Andrew is a Hunter Miles fanboy-scholar, and suspects his death may not have been accidental, though not much comes of this hastily introduced story thread or its thin motivation. Writer-director Sean Mewshaw has some intriguing ideas about the baggage dead artists leave behind for both their family and their fans, and bringing one person from each side to collaborate on a biography is a smart way to explore that contrast. Or it would be, if that contrast didn’t weirdly position Andrew’s native New York as some kind of ultimate college town, and small-town Maine as, well, a great, authentic place for a true artistic soul to write super-boring acoustic guitar songs. Seriously, I love guitars, but has any director of these recent indie sorta-musicals ever heard anything recorded with a synth? Or drums? Or amps? This movie celebrates the inimitable artistic mark made by people who sound like a poor man’s Bon Iver.
Anyway, despite the music appreciation, the point here is really for Andrew and Hannah to connect. Hall, so often sad and empathetic on screen, has more “spunk,” as the movie puts it, than expected for a role that invites moping. Sudeikis has the misfortune of following his fine, funny performance in the excellent Sleeping with Other People with another part as a genial, banter-loving wisecracker; he essentially gives his Sleeping performance over again, minus the lothario business, and also minus the great dialogue for him to riff casually over. Moreover, Hannah and Andrew never seem particularly surprised by their growing attraction, even when the movie barely bothers to dramatize it. They seem resigned to falling in love.

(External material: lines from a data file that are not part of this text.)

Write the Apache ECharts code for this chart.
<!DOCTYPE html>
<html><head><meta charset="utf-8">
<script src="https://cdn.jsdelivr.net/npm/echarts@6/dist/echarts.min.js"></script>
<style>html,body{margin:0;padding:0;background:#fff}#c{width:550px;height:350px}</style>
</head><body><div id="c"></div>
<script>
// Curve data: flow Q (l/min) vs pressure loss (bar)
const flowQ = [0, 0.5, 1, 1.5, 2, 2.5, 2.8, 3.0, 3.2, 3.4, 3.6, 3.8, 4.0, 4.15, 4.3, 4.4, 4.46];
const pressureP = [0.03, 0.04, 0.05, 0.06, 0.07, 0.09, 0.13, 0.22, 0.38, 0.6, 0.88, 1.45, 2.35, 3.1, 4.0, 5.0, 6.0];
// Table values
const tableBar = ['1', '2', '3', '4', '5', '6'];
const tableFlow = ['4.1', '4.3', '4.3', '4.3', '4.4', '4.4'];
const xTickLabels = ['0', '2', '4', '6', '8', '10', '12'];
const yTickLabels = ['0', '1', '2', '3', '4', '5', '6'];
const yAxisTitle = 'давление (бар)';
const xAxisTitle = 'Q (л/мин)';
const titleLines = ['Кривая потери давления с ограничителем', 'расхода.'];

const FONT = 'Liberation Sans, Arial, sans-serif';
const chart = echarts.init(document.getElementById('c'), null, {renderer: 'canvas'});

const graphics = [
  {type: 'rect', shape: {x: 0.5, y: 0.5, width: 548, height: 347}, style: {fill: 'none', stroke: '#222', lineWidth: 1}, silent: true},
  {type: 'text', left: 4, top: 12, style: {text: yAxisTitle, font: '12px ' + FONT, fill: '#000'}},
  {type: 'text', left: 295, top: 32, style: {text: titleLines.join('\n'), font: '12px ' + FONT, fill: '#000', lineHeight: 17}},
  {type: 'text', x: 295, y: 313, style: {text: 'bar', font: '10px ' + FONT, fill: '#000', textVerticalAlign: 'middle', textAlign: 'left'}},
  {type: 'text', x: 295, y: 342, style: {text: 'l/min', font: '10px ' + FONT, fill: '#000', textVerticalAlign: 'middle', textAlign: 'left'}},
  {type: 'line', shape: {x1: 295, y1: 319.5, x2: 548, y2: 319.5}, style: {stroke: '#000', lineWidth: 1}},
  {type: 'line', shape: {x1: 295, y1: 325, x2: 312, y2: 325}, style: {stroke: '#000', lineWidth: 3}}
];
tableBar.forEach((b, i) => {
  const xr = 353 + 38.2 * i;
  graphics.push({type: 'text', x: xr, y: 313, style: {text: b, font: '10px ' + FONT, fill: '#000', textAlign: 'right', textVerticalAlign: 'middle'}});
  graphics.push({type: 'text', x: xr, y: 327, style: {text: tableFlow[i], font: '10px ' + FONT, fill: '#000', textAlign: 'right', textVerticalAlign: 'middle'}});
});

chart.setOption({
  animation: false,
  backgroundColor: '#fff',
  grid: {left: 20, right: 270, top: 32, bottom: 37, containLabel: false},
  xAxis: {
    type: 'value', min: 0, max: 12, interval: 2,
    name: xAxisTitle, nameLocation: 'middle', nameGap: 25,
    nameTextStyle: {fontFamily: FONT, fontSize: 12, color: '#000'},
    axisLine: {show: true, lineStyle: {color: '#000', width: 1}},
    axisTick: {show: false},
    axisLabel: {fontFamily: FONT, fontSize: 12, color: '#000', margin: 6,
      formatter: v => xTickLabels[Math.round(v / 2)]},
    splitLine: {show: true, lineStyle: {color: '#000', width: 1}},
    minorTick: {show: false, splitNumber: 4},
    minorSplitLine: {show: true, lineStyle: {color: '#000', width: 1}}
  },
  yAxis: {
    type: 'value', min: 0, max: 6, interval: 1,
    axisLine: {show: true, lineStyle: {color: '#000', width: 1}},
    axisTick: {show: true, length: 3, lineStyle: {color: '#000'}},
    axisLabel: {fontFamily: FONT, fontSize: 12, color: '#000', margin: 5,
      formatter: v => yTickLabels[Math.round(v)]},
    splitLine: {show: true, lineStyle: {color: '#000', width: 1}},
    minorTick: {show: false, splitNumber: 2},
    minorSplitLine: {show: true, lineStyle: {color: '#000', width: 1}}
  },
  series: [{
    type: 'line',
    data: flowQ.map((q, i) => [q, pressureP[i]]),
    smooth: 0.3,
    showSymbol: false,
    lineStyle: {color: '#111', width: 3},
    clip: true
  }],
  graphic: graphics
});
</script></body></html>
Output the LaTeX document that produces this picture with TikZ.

Hall and Sudeikis have one genuinely romantic scene together, not far from the film’s end, standing on the edge of a frozen lake. Spoiler alert: it spills over into the kind of action tweedier types would refer to as “lovemaking,” and an immediate pivot back into ginned-up conflict. This does lead to one of the movie’s other brief highlights: a shot of Sudeikis blasting music in his car, oblivious to Hall, visible through the car window, approaching. It’s not a coincidence that the music playing in this scene is not mournful acoustic guitar strumming. Despite its earnest charms, Tumbledown is the type of movie that explores its themes and touchstones so insistently that you start to hunger for any alternative to acoustic guitars or overcoming grief. It might, by the end, having you rooting for grief to score a long-overdue win.